The KD driver appears to be a buck driver, based on the stated specs. Thus, the tail current draw will decrease as Vbatt increases. Tail current draw is not the same thing as drive current to the LED.

If we assume that Vbatt = 7.4V, Vf = 3.5V, If = 3.0A, and driver efficiency = 80%, then

driver power out = LED power in
0.80 * 7.4V * Ibatt = 3.5V * 3.0A

Thus, Ibatt = (3.5*3.0)/(0.80*7.4) = 1.8A

Close enough for gov't work. Your Vf could be lower, Vbatt higher, driver efficiency higher, and/or If lower (e.g., 2.8A).

 

[Import_guy]

Thanks for info. I'm lost:thinking: wasn't very good with math or numbers. I need it explain in idiot terms.

 

[Justin Case]

This is the key equation:

driver power out = LED power in

Power is volts * current (amps) = watts (W).

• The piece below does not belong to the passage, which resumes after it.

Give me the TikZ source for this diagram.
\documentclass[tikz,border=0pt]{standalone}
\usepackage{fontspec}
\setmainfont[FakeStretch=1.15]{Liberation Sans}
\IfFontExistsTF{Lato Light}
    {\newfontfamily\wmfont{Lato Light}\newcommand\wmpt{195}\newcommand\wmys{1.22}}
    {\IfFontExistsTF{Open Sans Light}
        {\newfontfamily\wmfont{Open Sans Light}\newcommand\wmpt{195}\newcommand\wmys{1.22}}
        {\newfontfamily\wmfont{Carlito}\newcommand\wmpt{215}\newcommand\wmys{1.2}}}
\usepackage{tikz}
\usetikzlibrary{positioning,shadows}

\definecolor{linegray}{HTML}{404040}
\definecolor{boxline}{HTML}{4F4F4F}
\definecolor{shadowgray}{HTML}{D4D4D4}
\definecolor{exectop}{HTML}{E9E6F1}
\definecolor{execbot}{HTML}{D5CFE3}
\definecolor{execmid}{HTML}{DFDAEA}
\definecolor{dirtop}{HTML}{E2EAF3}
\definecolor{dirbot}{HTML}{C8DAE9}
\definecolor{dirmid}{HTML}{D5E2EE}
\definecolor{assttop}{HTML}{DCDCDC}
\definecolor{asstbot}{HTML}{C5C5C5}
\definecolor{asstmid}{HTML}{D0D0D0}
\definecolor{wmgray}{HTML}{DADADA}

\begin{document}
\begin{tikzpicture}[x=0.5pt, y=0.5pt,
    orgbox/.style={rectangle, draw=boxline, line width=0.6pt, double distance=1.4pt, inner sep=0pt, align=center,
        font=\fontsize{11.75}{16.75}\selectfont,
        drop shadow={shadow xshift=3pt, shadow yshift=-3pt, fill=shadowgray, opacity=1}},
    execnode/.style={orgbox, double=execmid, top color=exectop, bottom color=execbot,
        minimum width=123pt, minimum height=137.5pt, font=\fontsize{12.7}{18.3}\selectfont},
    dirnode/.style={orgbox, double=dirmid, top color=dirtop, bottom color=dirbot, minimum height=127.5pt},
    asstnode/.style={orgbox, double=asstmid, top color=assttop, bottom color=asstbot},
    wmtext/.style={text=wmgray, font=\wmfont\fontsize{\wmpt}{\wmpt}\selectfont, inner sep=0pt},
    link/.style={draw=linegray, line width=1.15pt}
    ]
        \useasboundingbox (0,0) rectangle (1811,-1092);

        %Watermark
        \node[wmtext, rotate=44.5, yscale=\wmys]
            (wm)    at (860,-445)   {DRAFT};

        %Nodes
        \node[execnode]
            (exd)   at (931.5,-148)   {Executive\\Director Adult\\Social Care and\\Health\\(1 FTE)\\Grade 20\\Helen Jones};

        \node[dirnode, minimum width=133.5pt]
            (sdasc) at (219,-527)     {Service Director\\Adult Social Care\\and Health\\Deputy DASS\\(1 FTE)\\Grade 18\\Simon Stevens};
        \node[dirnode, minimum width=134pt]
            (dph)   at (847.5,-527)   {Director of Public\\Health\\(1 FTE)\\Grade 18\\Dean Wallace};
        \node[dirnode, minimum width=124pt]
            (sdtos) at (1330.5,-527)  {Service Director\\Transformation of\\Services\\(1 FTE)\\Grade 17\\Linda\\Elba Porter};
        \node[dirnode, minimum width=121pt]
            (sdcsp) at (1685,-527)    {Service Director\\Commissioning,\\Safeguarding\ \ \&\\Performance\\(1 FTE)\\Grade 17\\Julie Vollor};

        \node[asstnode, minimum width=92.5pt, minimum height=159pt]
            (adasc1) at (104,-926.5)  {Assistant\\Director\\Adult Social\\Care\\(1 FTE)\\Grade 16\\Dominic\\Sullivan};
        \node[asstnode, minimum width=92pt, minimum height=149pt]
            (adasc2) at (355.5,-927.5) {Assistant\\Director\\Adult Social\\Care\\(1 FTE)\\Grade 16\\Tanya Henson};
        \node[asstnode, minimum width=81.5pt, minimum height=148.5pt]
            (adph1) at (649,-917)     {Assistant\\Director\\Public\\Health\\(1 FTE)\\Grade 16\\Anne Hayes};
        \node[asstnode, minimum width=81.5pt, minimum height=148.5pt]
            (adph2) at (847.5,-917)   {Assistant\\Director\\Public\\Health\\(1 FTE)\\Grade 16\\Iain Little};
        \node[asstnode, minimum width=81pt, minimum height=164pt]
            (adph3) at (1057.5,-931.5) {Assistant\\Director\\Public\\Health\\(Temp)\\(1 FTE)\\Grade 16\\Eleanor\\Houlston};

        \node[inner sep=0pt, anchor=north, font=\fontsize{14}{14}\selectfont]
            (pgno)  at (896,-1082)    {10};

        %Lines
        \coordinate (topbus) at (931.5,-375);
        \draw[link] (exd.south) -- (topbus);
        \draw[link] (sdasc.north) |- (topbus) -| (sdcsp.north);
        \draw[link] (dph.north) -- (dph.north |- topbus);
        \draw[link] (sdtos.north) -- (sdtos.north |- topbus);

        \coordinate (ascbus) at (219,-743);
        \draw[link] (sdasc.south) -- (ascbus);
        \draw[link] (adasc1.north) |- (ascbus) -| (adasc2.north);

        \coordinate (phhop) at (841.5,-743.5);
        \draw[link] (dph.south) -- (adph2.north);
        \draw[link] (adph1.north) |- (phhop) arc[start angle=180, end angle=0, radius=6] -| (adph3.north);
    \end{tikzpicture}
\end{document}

Driver power is modified by the fact that drivers are not 100% efficient. There is some loss. Thus, the driver power out is

driver efficiency * Vin * Iin

where

Vin = Vbatt = battery voltage being fed to the driver
Iin = Ibatt = battery current being fed to the driver (the typical "tail current" measurement)

Power into the LED is

LED forward voltage * LED forward current

where

LED forward voltage = Vf
LED forward current = If

Thus, from driver power out = LED power in, we get

driver efficiency * Vbatt * Ibatt = Vf * If

Solving for Ibatt, we get

Ibatt = (Vf * If)/(driver efficiency * Vbatt)

I assumed the following for the relevant variables:

driver efficiency = 80%
Vbatt = 7.4V (2*3.7V, where 3.7V is a common Li-ion voltage when under load)
Vf = 3.5V when the P7 is driven at full power
If = 3.0A (which is the advertised spec for your KD driver)

Just plug in the numbers, do some simple multiplication and division, and calculate an estimated value for Ibatt.

 

[old4570]

Ok , lets try it the simple way : And see if that works ...

Voltage x Current = Power

Voltage x Amps = Watts

lets say for arguments sake = 4.2v x 2.8A = 11.78 Watts , close enough to the 12Watt ratting of the SSC P7 ..

If your using 2x18650 = 8.4v fully charged ...

So 8.4v x 1.65A = 13.86watts

Factor in the driver loss , and your close enough to driving the LED at full power .

:wave: Hope this explains it ...

 

[Import_guy]

Thanks for the info guys.:twothumbs